Re: [PATCH] net: neigh: disallow state transition DELAY->STALE in neigh_update()

From: Chunhui He
Date: Sat Jul 23 2016 - 12:53:01 EST

Hello, Julian.

My case is special, so I think the detail(provided below, if you are intresting)
is not very important. *It only trigers the real problem*.

The neigh system is to reduce ARP traffic, that is good. The problem is it fails
to handle some coner cases.

The coner case is (let's forget my case above):
In NUD_DELAY, the neigh system is waiting for a proof of reachablity. If there
is no proof, the neigh system must prove by itself, so goes to NUD_PROBE and
sends request. But when some other part of kernel gives a non-proof by
neigh_update()(STALE is a *hint*, not a proof of reachablity), the neigh system
will leave NUD_DELAY, and will *"forget"* to prove by itself. So it's possiable
to send traffic to a non-reachable address. That's definitely wrong, even it
"saves" traffic.

And the fix is to disallow NUD_DELAY -> NUD_STALE.


On Sat, 23 Jul 2016 17:09:12 +0300 (EEST), Julian Anastasov <ja@xxxxxx> wrote:
>> The remote host is configured to refuse to send any packets to a host it doesn't
>> "know" (but broadcast is allowed), and it can only "learn" from ARP packets.
> Can it learn from our unicast ARP replies that we
> should sent in response to its broadcast probes? Or it
> expects only ARP requests?

All the broadcast probes I have seen are not "who has <our ip>". they are about
other hosts, so we are not expected to answer.
So I'm not sure if it can learn from ARP reply.

>> When I send packets, if broadcast ARP requests from the remote host are received
>> and set the state to NUD_STALE, then I stuck.
> So, this is a special case. Is it possible to
> solve it from user space?:
> 1.1. echo 0 > delay_first_probe_time. This can help if
> remote hosts sends broadcast ARP probes every second and
> if we send IP packets too.
> 1.2. reduce base_reachable_time if needed to send ARP probes
> more often
> 2. Send ARP probe by using the arping tool, eg. from cron

Solution 2 works. But I think it is a workaround.
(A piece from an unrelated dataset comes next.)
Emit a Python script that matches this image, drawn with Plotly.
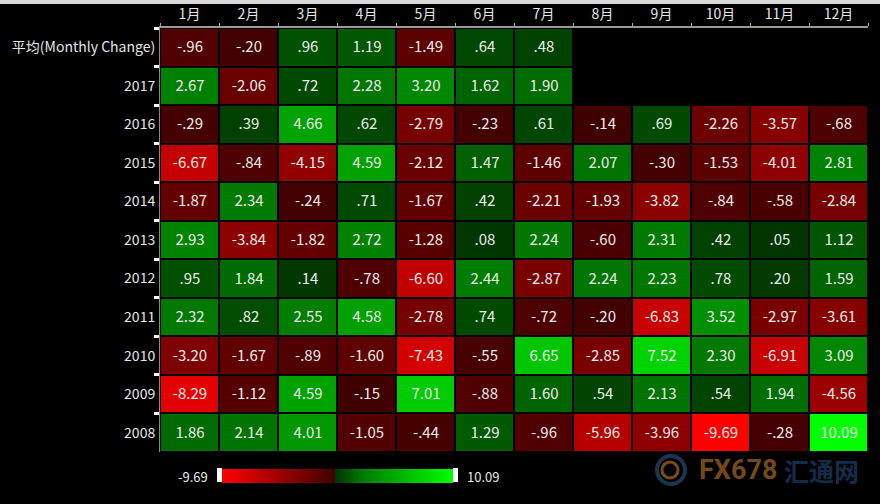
import plotly.graph_objects as go

months = ["1月", "2月", "3月", "4月", "5月", "6月", "7月", "8月", "9月", "10月", "11月", "12月"]
rows = ["平均(Monthly Change)", "2017", "2016", "2015", "2014", "2013", "2012", "2011", "2010", "2009", "2008"]

NA = None
avg_row = [-0.96, -0.20, 0.96, 1.19, -1.49, 0.64, 0.48, NA, NA, NA, NA, NA]
y2017 = [2.67, -2.06, 0.72, 2.28, 3.20, 1.62, 1.90, NA, NA, NA, NA, NA]
y2016 = [-0.29, 0.39, 4.66, 0.62, -2.79, -0.23, 0.61, -0.14, 0.69, -2.26, -3.57, -0.68]
y2015 = [-6.67, -0.84, -4.15, 4.59, -2.12, 1.47, -1.46, 2.07, -0.30, -1.53, -4.01, 2.81]
y2014 = [-1.87, 2.34, -0.24, 0.71, -1.67, 0.42, -2.21, -1.93, -3.82, -0.84, -0.58, -2.84]
y2013 = [2.93, -3.84, -1.82, 2.72, -1.28, 0.08, 2.24, -0.60, 2.31, 0.42, 0.05, 1.12]
y2012 = [0.95, 1.84, 0.14, -0.78, -6.60, 2.44, -2.87, 2.24, 2.23, 0.78, 0.20, 1.59]
y2011 = [2.32, 0.82, 2.55, 4.58, -2.78, 0.74, -0.72, -0.20, -6.83, 3.52, -2.97, -3.61]
y2010 = [-3.20, -1.67, -0.89, -1.60, -7.43, -0.55, 6.65, -2.85, 7.52, 2.30, -6.91, 3.09]
y2009 = [-8.29, -1.12, 4.59, -0.15, 7.01, -0.88, 1.60, 0.54, 2.13, 0.54, 1.94, -4.56]
y2008 = [1.86, 2.14, 4.01, -1.05, -0.44, 1.29, -0.96, -5.96, -3.96, -9.69, -0.28, 10.09]

z = [avg_row, y2017, y2016, y2015, y2014, y2013, y2012, y2011, y2010, y2009, y2008]

zmin = min(v for r in z for v in r if v is not None)
zmax = max(v for r in z for v in r if v is not None)


def fmt(v):
    if v is None:
        return ""
    s = f"{abs(v):.2f}"
    if s.startswith("0"):
        s = s[1:]
    return ("-" if v < 0 else "") + s


text = [[fmt(v) for v in r] for r in z]

rng = zmax - zmin
p0 = (0 - zmin) / rng


def pos(v):
    return (v - zmin) / rng


colorscale = [
    [0.0, "rgb(255,0,0)"],
    [p0 * 0.5, "rgb(160,0,0)"],
    [p0, "rgb(62,0,0)"],
    [p0, "rgb(0,52,0)"],
    [pos(2.34), "rgb(0,122,0)"],
    [pos(6.65), "rgb(0,198,0)"],
    [1.0, "rgb(0,255,0)"],
]

W, H = 880, 504
ml, mr, mt, mb = 160, 12, 28, 52
pw, ph = W - ml - mr, H - mt - mb


def px(x):
    return (x - ml) / pw


def py(y):
    return (H - mb - y) / ph


cb_left, cb_right, cb_y = 222, 453, 476

fig = go.Figure(
    go.Heatmap(
        z=z,
        x=months,
        y=rows,
        text=text,
        texttemplate="%{text}",
        textfont=dict(color="#ececec", size=15, family="Noto Sans CJK SC"),
        colorscale=colorscale,
        zmin=zmin,
        zmax=zmax,
        xgap=2,
        ygap=2,
        hoverongaps=False,
        colorbar=dict(
            orientation="h",
            x=px((cb_left + cb_right) / 2),
            xanchor="center",
            y=py(cb_y),
            yanchor="middle",
            len=cb_right - cb_left,
            lenmode="pixels",
            thickness=14,
            thicknessmode="pixels",
            showticklabels=False,
            ticks="",
            outlinewidth=0,
            xpad=0,
            ypad=0,
        ),
    )
)

fig.update_layout(
    width=W,
    height=H,
    margin=dict(l=ml, r=mr, t=mt, b=mb, autoexpand=False),
    paper_bgcolor="black",
    plot_bgcolor="black",
    font=dict(family="Noto Sans CJK SC", color="#e6e6e6", size=14),
    xaxis=dict(
        side="top",
        automargin=False,
        tickson="boundaries",
        ticks="outside",
        ticklen=3,
        tickcolor="#aaaaaa",
        showline=True,
        linecolor="#9a9a9a",
        linewidth=2,
        showgrid=False,
        zeroline=False,
        tickfont=dict(size=14, color="#e6e6e6"),
        ticklabelstandoff=1,
        fixedrange=True,
    ),
    yaxis=dict(
        autorange="reversed",
        automargin=False,
        tickson="boundaries",
        ticks="outside",
        ticklen=5,
        tickwidth=3,
        tickcolor="white",
        showline=True,
        linecolor="#8a8a8a",
        linewidth=1,
        showgrid=False,
        zeroline=False,
        tickfont=dict(size=14, color="#e6e6e6"),
        ticklabelstandoff=1,
    ),
    annotations=[
        dict(x=px(cb_left - 12), y=py(cb_y), xref="paper", yref="paper", text=f"{zmin:.2f}",
             showarrow=False, xanchor="right", yanchor="middle",
             font=dict(size=13, color="#e6e6e6")),
        dict(x=px(cb_right + 12), y=py(cb_y), xref="paper", yref="paper", text=f"{zmax:.2f}",
             showarrow=False, xanchor="left", yanchor="middle",
             font=dict(size=13, color="#e6e6e6")),
        dict(x=px(697), y=py(470), xref="paper", yref="paper", text="<b>FX678</b>",
             showarrow=False, xanchor="left", yanchor="middle",
             font=dict(size=27, color="#74491a", family="Liberation Sans Narrow, Roboto")),
        dict(x=px(782), y=py(470), xref="paper", yref="paper", text="<b>汇通网</b>",
             showarrow=False, xanchor="left", yanchor="middle",
             font=dict(size=25, color="#142c48", family="Noto Sans CJK SC")),
    ],
    shapes=[
        dict(type="rect", xref="paper", yref="paper", x0=px(0), x1=px(W), y0=py(0), y1=py(4),
             fillcolor="#d8d8d8", line=dict(width=0), layer="above"),
        dict(type="rect", xref="paper", yref="paper", x0=px(cb_left - 5), x1=px(cb_left), y0=py(cb_y - 8), y1=py(cb_y + 6),
             fillcolor="white", line=dict(width=0)),
        dict(type="rect", xref="paper", yref="paper", x0=px(cb_right), x1=px(cb_right + 5), y0=py(cb_y - 8), y1=py(cb_y + 6),
             fillcolor="white", line=dict(width=0)),
        dict(type="circle", xref="paper", yref="paper", x0=px(657), x1=px(685), y0=py(456), y1=py(484),
             line=dict(color="#1c3452", width=4)),
        dict(type="circle", xref="paper", yref="paper", x0=px(662), x1=px(678), y0=py(462), y1=py(478),
             line=dict(color="#7a4a18", width=3)),
    ],
)

fig.write_html("out.html")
> What happens if we do not send traffic and the
> neigh entry is removed? How the remote host will learn
> our address? If remote host sends ARP broadcasts even
> arp_accept=1 will create NUD_STALE entry and without any
> traffic we can stay in this state, no chance for NUD_DELAY.

The remote host is a gateway, traffic initiated from outside is forbidden.
So we always initiate traffic.
If we don't send traffic and arp_accept=0, no entry is created.

The entry is created when we send traffic.
Normally the state is set to NUD_STALE immediately, then we enter

> The main goal looks to be the reduced ARP traffic. If
> we learned the neigh address recently (even if from remote ARP
> broadcast probes or from TCP ACKs) we do not need to send
> probes. Looks like the goal "always stay present in remote
> ARP caches" is not listed as our goal. Even "always update
> remote ARP cache" is not implemented, no outgoing traffic =>
> no ARP probes.

Please see the top.

> But you in this case rely on traffic to enter
> NUD_DELAY state. Note that looking at neigh_timer_handler
> NUD_DELAY state is not guaranteed: if there is no
> recent outgoing traffic the NUD_REACHABLE state can be changed
> to NUD_STALE, not to NUD_DELAY, so no chance for probes
> that will keep the entry refreshed forever.

No. When I send traffic, the entry will enter NUD_DELAY agagin.